The others reach the high ground and wait. 

Dutch begins to "come off his spool" because he can’t quite accept the fact that a bulldozer has come to life and is bent on killing them. (Seven beers in and I can't either -- but I’m getting there.) He gets drunk and decides to go for a swim. Stealing a jeep, and heads for the beach and hits the sand, but runs right into the D-9. After a brief Mexican stand off, the jeep stalls out. Dutch averts his eyes before the dozer flattens him. 

Lloyd and Dennis arrive in time to see Dutch get squished, and then the D-9 sets it’s headlights on them. They manage to get to Dennis’ excavator rig and battle the D-9 to standstill. But the excavator can’t take the abuse for much longer, so Lloyd quickly comes up with a plan. While the D-9 is hung up on the excavator's shovel, they patch together and electric flytrap to electrocute the rogue machine. (Dewey Martin and Ken Tobey would be so proud.)

Lloyd offers himself up as bait, luring the D-9 into the trap. Dennis throws the switch and the "Killdozer" goes though a death scene rivaling King Kong’s tumble of the Empire State Building. (I’m croaking!) The D-9 starts to glow and hum again, and then it starts to convulse. (Keee-roak.) The glow starts to diminish (KEEE-roak), and it finally falls silent (KEEE-ROAK.)

As for Lloyd and Dennis?

Well, after a hard day of fighting killer earth moving equipment, by god, it’s Miller time! (We freeze frame and the credits roll.)

The End

Oh brother, what a stinky turd-burger this thing is.

Killdozer was a made for TV movie based on a 1944 short story by Theodore Sturgeon. If memory serves, the author postulates that the Earth used to be inhabited by a race of super-intelligent beings; whose machines become possessed by some "intelligent electrons" and turned on their masters. They create a "neutronium shield" to combat the machines, but it, too, was corrupted and destroyed everything but itself. With nothing left to do, it sat dormant for centuries and was eventually discovered by the native islanders, who worshipped it as a god.

Along came World War II, and the island is targeted by the Allies as a perfect spot for a strategic airstrip. The engineers move in and promptly demolish the temple where the idol was stored. This reactivates it and the neutronium takes control of Daisy-Etta, the team’s bulldozer, and it runs amok, breaking the driver’s back. One of the engineers "goes of his spool" and tries to strike a deal, wanting to team up with the renegade dozer to save his life. Here, the problem is also solved with electricity.

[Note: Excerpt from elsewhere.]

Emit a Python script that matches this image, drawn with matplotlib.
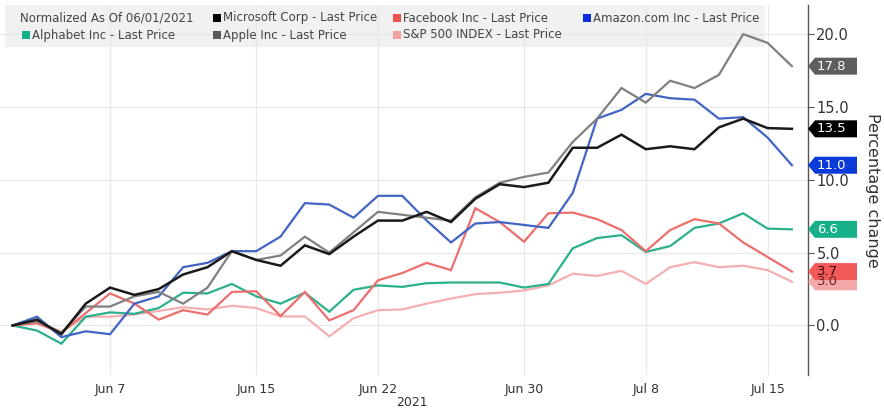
import matplotlib
matplotlib.use("Agg")
import matplotlib.pyplot as plt
from matplotlib.patches import Rectangle, Polygon

# ---- data ----
dates = ["2021-06-01", "2021-06-02", "2021-06-03", "2021-06-04", "2021-06-07", "2021-06-08",
         "2021-06-09", "2021-06-10", "2021-06-11", "2021-06-14", "2021-06-15", "2021-06-16",
         "2021-06-17", "2021-06-18", "2021-06-21", "2021-06-22", "2021-06-23", "2021-06-24",
         "2021-06-25", "2021-06-28", "2021-06-29", "2021-06-30", "2021-07-01", "2021-07-02",
         "2021-07-06", "2021-07-07", "2021-07-08", "2021-07-09", "2021-07-12", "2021-07-13",
         "2021-07-14", "2021-07-15", "2021-07-16"]

msft = [0, 0.4, -0.6, 1.5, 2.6, 2.1, 2.5, 3.5, 4.0, 5.1, 4.5, 4.1, 5.5, 4.9, 6.1, 7.2, 7.2,
        7.8, 7.1, 8.7, 9.7, 9.5, 9.8, 12.2, 12.2, 13.1, 12.1, 12.3, 12.1, 13.6, 14.2, 13.55, 13.5]
fb = [0, 0.15, -0.5, 0.85, 2.2, 1.5, 0.4, 1.05, 0.75, 2.3, 2.35, 0.65, 2.3, 0.35, 1.05, 3.1, 3.6,
      4.3, 3.8, 8.05, 7.1, 5.75, 7.7, 7.75, 7.3, 6.55, 5.1, 6.55, 7.3, 7.0, 5.7, 4.7, 3.7]
amzn = [0, 0.6, -0.8, -0.4, -0.6, 1.5, 2.0, 4.0, 4.3, 5.1, 5.1, 6.1, 8.4, 8.3, 7.4, 8.9, 8.9,
        7.2, 5.7, 7.0, 7.1, 6.9, 6.7, 9.1, 14.2, 14.8, 15.9, 15.6, 15.5, 14.2, 14.3, 12.9, 11.0]
googl = [0, -0.35, -1.25, 0.6, 0.9, 0.8, 1.2, 2.25, 2.2, 2.85, 2.0, 1.5, 2.25, 0.95, 2.45, 2.75,
         2.65, 2.9, 2.95, 2.95, 2.95, 2.6, 2.85, 5.3, 6.0, 6.2, 5.05, 5.45, 6.7, 7.0, 7.7, 6.65, 6.6]
aapl = [0, 0.3, -0.5, 1.3, 1.3, 2.0, 2.3, 1.5, 2.6, 5.1, 4.5, 4.8, 6.1, 5.0, 6.4, 7.8, 7.6,
        7.4, 7.2, 8.8, 9.8, 10.2, 10.5, 12.6, 14.2, 16.3, 15.3, 16.8, 16.3, 17.2, 20.0, 19.4, 17.8]
spx = [0, 0.2, -0.4, 0.6, 0.6, 0.75, 1.0, 1.25, 1.1, 1.35, 1.2, 0.62, 0.62, -0.75, 0.5, 1.05,
       1.1, 1.5, 1.85, 2.15, 2.25, 2.4, 2.75, 3.55, 3.4, 3.75, 2.85, 4.0, 4.35, 4.0, 4.1, 3.8, 3.0]

tick_dates = ["2021-06-07", "2021-06-15", "2021-06-22", "2021-06-30", "2021-07-08", "2021-07-15"]
tick_labels = ["Jun 7", "Jun 15", "Jun 22", "Jun 30", "Jul 8", "Jul 15"]
y_ticks = [0, 5, 10, 15, 20]

legend_title = "Normalized As Of 06/01/2021"
names = ["Microsoft Corp - Last Price", "Facebook Inc - Last Price", "Amazon.com Inc - Last Price",
         "Alphabet Inc - Last Price", "Apple Inc - Last Price", "S&P 500 INDEX - Last Price"]
series = [msft, fb, amzn, googl, aapl, spx]
line_colors = ["#1a1a1a", "#ee6e6e", "#4264c4", "#2bb08c", "#808080", "#f4b0b0"]
mark_colors = ["#000000", "#f05050", "#0a2de0", "#12b088", "#5a5a5a", "#f2a0a0"]
tag_colors = ["#000000", "#f25a5a", "#0a3ad8", "#18b088", "#5e5e5e", "#f4a8a8"]
tag_text = ["white", "#3a0000", "white", "white", "white", "#6a2020"]

W, H = 884, 409
fig = plt.figure(figsize=(W / 100, H / 100), dpi=100)
fig.patch.set_facecolor("white")
ax = fig.add_axes([0, (H - 375) / H, 808 / W, 370 / H])

x = list(range(len(dates)))
ax.set_xlim(-0.52, 32.66)
ax.set_ylim(-3.4, 22.0)

# legend band
ax.add_patch(Rectangle((5 / 808, 1 - 42 / 370), 760 / 808, 42 / 370, transform=ax.transAxes,
                       facecolor="#f1f1f1", edgecolor="none", zorder=0.5))

# grid
ax.set_yticks(y_ticks)
ax.set_yticklabels([f"{v:.1f}" for v in y_ticks])
tpos = [dates.index(d) for d in tick_dates]
ax.set_xticks(tpos)
ax.set_xticklabels(tick_labels)
ax.grid(True, color="#e8e8e8", linewidth=0.9, zorder=1)
ax.set_axisbelow(True)

draw_order = [5, 3, 1, 2, 4, 0]
for i in draw_order:
    lw = 1.8 if i == 0 else 1.6
    ax.plot(x, series[i], color=line_colors[i], linewidth=lw, zorder=3, solid_joinstyle="miter")

for s in ["left", "top", "bottom"]:
    ax.spines[s].set_visible(False)
ax.spines["right"].set_color("#555555")
ax.spines["right"].set_linewidth(1.0)
ax.yaxis.tick_right()
ax.yaxis.set_label_position("right")
ax.tick_params(axis="y", direction="out", length=4, color="#555555", labelsize=10.5,
               labelcolor="#333333", pad=2)
ax.tick_params(axis="x", length=0, labelsize=9, labelcolor="#333333", pad=6)
ax.set_ylabel("Percentage change", rotation=270, fontsize=11.5, color="#333333", labelpad=22)

fig.text(412 / W, 1 - 403 / H, "2021", ha="center", va="center", fontsize=9, color="#333333")

# legend entries
def fx(px):
    return px / W

def fy(py):
    return 1 - py / H

fig.text(fx(20), fy(18), legend_title, ha="left", va="center", fontsize=8.5, color="#444444")
leg_pos = [(213, 18), (393, 18), (583, 18), (22, 35), (213, 35), (393, 35)]
for (px, py), name, c in zip(leg_pos, names, mark_colors):
    fig.patches.append(Rectangle((fx(px), fy(py + 4)), 8 / W, 8 / H, transform=fig.transFigure,
                                 facecolor=c, edgecolor="none", figure=fig))
    fig.text(fx(px + 10), fy(py), name, ha="left", va="center", fontsize=8.5, color="#444444")

# value tags on right axis
tag_order = [4, 0, 2, 3, 5, 1]
for i in tag_order:
    v = series[i][-1]
    yd = ax.transData.transform((0, v))[1]
    yc = H - yd
    hh = 8.5
    pts = [(808, yc), (815, yc - hh), (857, yc - hh), (857, yc + hh), (815, yc + hh)]
    poly = Polygon([(fx(a), fy(b)) for a, b in pts], closed=True, transform=fig.transFigure,
                   facecolor=tag_colors[i], edgecolor="none", figure=fig, zorder=5)
    fig.patches.append(poly)
    fig.text(fx(817), fy(yc), f"{v:.1f}", ha="left", va="center", fontsize=9.5,
             color=tag_text[i], zorder=6)

fig.savefig("out.png", dpi=100)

Killdozer holds a special significance for me. It was the first (quote) monster movie (unquote) that I ever remember seeing when I was finally allowed to stay up and watch the late late show. (A right of passage I’m sure we’ve all been through.)

I hadn’t seen it since -- or even thought about the film, until I saw it for auction on eBay. The only thing I really remembered was that Robert Urich was in it, and the fact that he died so quickly. (This was a major disappointment because at the time, I was a S.W.A.T. fanatic. Man I loved the theme to that show.) The only other vivid memory was a scene where the Killdozer rocked its blade back and forth, and I could have sworn that it had some kind of menacing mechanical laugh.

Now, I normally have pretty good luck revisiting things from my childhood (see my Flash Gordon review), but this time, however, the cinema gods came up snake-eyes.

The film teeters precariously on the edge of being boring -- the ultimate B-Movie sin. Clint Walker is his usual stoic self, but he’s just walking through the motions here and the rest of the cast of '70s never-weres do an amiable enough job. They all try hard, but the script allows to many occasions of the D-9 doing its dastardly deeds followed by the crew just sitting around as if nothing ever happened.

Now, I can accept the fact that a malicious meteor crashed on Earth and somehow managed to take control of bulldozer, causing it to kill people. Sure, why not.

But a fifty-ton piece of diesel powered machinery that can constantly sneak up on said people?

I don’t think anybody can drink enough to make that plausible.

Believe me, I tried. 

And doggone it, the Killdozer didn’t laugh even once! *sigh*

Posted: 04/06/00. Copy and paste at your own legal risk.